Electronic Journal of Differential Equations,
Vol. 2001(2001), No. 02, pp. 1-7.

Title: A stability result for p-harmonic  systems with discontinuous coefficients

Author: Bianca Stroffolini (R. Caccioppoli, Napoli, Italy)
          
Abstract: 
The present paper is concerned with p-harmonic systems
$$ \mathop{\rm div} (\langle A(x)  Du(x), Du(x) \rangle ^{{p-2}\over 2} A(x)

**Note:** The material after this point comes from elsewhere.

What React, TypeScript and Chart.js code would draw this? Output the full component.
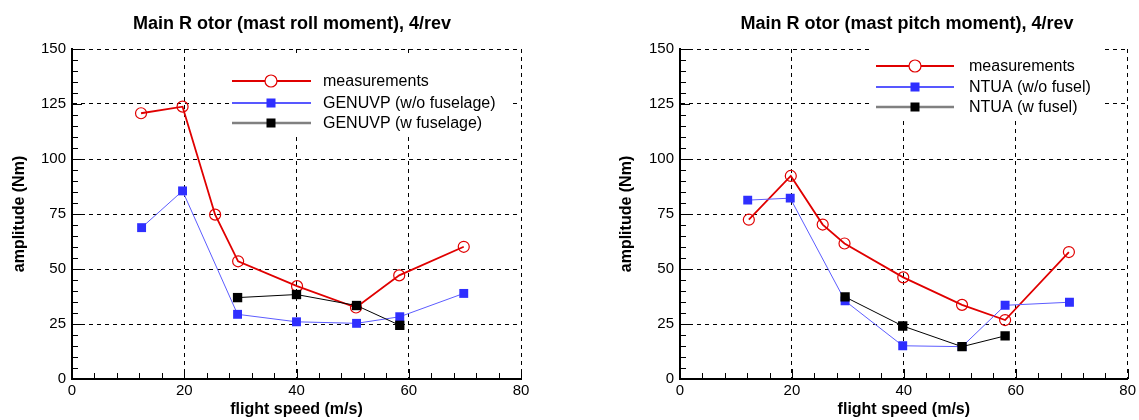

Du(x))=\mathop{\rm div} ( \sqrt{A(x)} F(x)),$$
where $A(x)$ is a positive definite matrix whose entries have 
bounded mean oscillation (BMO),
$p$ is a real number greater than 1 and $F\in L^{r\over {p-1}}$
is a given matrix field.
We find a-priori estimates for a very weak solution of class $W^{1,r}$,
provided $r$ is close to $2$, depending  on the BMO norm of
$\sqrt{A}$, and p
 close to $r$.
This result is achieved using the corresponding existence and
uniqueness result for linear systems with BMO coefficients
[St], combined with nonlinear commutators.
 
Submitted November 27, 2000.  Published January 2, 2001.
Math Subject Classifications: 35J60, 47B47.
Key Words: Bounded mean oscillation; Linear and Nonlinear Commutators; 
Hodge Decomposition.